Copy exactly the lines of the records below, and only those lines, beginning with the line that contains "Give me the TikZ source for this diagram." and ending with the line that contains "(tl |- top.north);".

═══ DATA EXTRACT ═══

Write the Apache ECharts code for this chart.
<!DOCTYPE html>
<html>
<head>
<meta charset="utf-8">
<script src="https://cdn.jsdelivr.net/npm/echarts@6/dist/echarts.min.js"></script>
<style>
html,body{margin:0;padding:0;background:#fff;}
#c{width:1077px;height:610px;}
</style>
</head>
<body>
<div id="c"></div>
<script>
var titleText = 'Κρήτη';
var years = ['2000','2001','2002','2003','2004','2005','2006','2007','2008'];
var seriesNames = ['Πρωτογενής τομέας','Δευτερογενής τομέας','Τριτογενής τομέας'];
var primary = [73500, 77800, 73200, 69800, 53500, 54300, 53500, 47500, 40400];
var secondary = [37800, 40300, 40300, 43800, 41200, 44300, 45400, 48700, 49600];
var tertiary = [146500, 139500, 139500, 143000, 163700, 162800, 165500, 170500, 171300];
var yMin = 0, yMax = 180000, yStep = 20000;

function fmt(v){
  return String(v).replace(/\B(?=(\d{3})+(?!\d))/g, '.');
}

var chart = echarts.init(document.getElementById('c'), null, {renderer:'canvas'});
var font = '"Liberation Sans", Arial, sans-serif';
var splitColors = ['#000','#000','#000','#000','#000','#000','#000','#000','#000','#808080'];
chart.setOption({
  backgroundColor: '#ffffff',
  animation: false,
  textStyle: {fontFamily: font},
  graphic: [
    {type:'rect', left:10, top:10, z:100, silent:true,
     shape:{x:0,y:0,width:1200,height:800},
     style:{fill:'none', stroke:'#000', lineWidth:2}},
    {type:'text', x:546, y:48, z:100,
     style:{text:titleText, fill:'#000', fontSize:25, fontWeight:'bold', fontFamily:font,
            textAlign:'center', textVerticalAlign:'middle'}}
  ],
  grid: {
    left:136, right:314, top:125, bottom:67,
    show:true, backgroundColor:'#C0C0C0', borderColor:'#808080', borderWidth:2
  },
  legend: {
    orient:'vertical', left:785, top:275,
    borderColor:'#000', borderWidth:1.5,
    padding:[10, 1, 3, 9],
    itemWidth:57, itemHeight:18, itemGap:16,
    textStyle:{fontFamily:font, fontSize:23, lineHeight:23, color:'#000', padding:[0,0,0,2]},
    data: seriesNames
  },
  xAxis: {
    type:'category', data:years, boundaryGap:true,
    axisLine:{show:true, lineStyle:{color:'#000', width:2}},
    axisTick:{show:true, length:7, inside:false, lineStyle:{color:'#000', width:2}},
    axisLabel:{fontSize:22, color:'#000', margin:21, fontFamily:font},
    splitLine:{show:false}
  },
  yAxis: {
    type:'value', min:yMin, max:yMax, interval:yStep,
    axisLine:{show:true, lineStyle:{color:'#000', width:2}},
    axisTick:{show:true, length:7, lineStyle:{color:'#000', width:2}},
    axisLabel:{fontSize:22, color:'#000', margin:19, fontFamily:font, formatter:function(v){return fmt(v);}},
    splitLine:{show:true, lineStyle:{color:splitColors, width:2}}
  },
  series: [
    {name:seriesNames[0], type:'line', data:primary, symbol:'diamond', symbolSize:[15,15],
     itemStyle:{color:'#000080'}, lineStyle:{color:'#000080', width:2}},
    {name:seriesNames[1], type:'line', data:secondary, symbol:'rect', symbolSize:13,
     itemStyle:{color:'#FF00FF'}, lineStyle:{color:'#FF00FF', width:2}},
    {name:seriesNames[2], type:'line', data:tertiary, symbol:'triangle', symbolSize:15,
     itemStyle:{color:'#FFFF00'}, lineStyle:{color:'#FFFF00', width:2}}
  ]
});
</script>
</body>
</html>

═══
═══ DATA EXTRACT ═══

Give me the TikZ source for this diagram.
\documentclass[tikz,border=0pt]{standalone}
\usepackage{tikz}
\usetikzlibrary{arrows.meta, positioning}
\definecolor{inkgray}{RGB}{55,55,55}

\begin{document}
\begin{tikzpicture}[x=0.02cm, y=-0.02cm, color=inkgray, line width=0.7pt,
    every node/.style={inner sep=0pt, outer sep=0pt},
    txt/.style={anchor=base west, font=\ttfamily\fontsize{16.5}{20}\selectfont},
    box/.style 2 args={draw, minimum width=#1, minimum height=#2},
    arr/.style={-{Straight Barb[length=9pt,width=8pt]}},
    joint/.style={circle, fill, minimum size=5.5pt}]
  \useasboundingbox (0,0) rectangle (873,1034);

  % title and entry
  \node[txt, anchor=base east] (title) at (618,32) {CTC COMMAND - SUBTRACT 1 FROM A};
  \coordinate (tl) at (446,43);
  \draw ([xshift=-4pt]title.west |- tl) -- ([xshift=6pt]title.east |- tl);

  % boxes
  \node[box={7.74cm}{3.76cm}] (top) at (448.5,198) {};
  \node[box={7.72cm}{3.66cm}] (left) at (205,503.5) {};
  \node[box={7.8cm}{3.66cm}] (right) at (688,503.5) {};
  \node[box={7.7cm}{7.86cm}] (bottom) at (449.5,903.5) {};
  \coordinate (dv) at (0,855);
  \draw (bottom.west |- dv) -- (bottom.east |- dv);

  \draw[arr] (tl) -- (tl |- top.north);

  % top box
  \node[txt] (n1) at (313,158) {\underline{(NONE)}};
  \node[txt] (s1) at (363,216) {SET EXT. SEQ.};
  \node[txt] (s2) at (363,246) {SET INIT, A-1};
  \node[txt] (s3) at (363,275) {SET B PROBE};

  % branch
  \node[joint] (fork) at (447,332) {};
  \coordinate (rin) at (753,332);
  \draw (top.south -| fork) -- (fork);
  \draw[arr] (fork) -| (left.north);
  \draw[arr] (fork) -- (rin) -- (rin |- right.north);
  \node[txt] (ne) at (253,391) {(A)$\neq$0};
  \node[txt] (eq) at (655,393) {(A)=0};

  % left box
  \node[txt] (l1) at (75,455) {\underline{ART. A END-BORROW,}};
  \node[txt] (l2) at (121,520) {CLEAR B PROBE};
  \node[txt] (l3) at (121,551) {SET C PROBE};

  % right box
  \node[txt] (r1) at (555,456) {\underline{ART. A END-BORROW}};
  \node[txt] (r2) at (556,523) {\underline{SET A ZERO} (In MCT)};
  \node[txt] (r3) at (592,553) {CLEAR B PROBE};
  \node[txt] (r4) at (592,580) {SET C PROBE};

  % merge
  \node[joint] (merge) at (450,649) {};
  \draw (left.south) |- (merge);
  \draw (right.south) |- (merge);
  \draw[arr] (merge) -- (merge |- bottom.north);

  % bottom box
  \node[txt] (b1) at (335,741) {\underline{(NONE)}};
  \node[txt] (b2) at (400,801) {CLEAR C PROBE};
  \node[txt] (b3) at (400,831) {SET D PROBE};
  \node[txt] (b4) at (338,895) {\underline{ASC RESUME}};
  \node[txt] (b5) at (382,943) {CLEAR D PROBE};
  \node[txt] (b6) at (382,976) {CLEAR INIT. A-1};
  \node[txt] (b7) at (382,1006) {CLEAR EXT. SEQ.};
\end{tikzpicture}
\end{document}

═══

## EXERCISE ANSWER
Give me the TikZ source for this diagram.
\documentclass[tikz,border=0pt]{standalone}
\usepackage{tikz}
\usetikzlibrary{arrows.meta, positioning}
\definecolor{inkgray}{RGB}{55,55,55}

\begin{document}
\begin{tikzpicture}[x=0.02cm, y=-0.02cm, color=inkgray, line width=0.7pt,
    every node/.style={inner sep=0pt, outer sep=0pt},
    txt/.style={anchor=base west, font=\ttfamily\fontsize{16.5}{20}\selectfont},
    box/.style 2 args={draw, minimum width=#1, minimum height=#2},
    arr/.style={-{Straight Barb[length=9pt,width=8pt]}},
    joint/.style={circle, fill, minimum size=5.5pt}]
  \useasboundingbox (0,0) rectangle (873,1034);

  % title and entry
  \node[txt, anchor=base east] (title) at (618,32) {CTC COMMAND - SUBTRACT 1 FROM A};
  \coordinate (tl) at (446,43);
  \draw ([xshift=-4pt]title.west |- tl) -- ([xshift=6pt]title.east |- tl);

  % boxes
  \node[box={7.74cm}{3.76cm}] (top) at (448.5,198) {};
  \node[box={7.72cm}{3.66cm}] (left) at (205,503.5) {};
  \node[box={7.8cm}{3.66cm}] (right) at (688,503.5) {};
  \node[box={7.7cm}{7.86cm}] (bottom) at (449.5,903.5) {};
  \coordinate (dv) at (0,855);
  \draw (bottom.west |- dv) -- (bottom.east |- dv);

  \draw[arr] (tl) -- (tl |- top.north);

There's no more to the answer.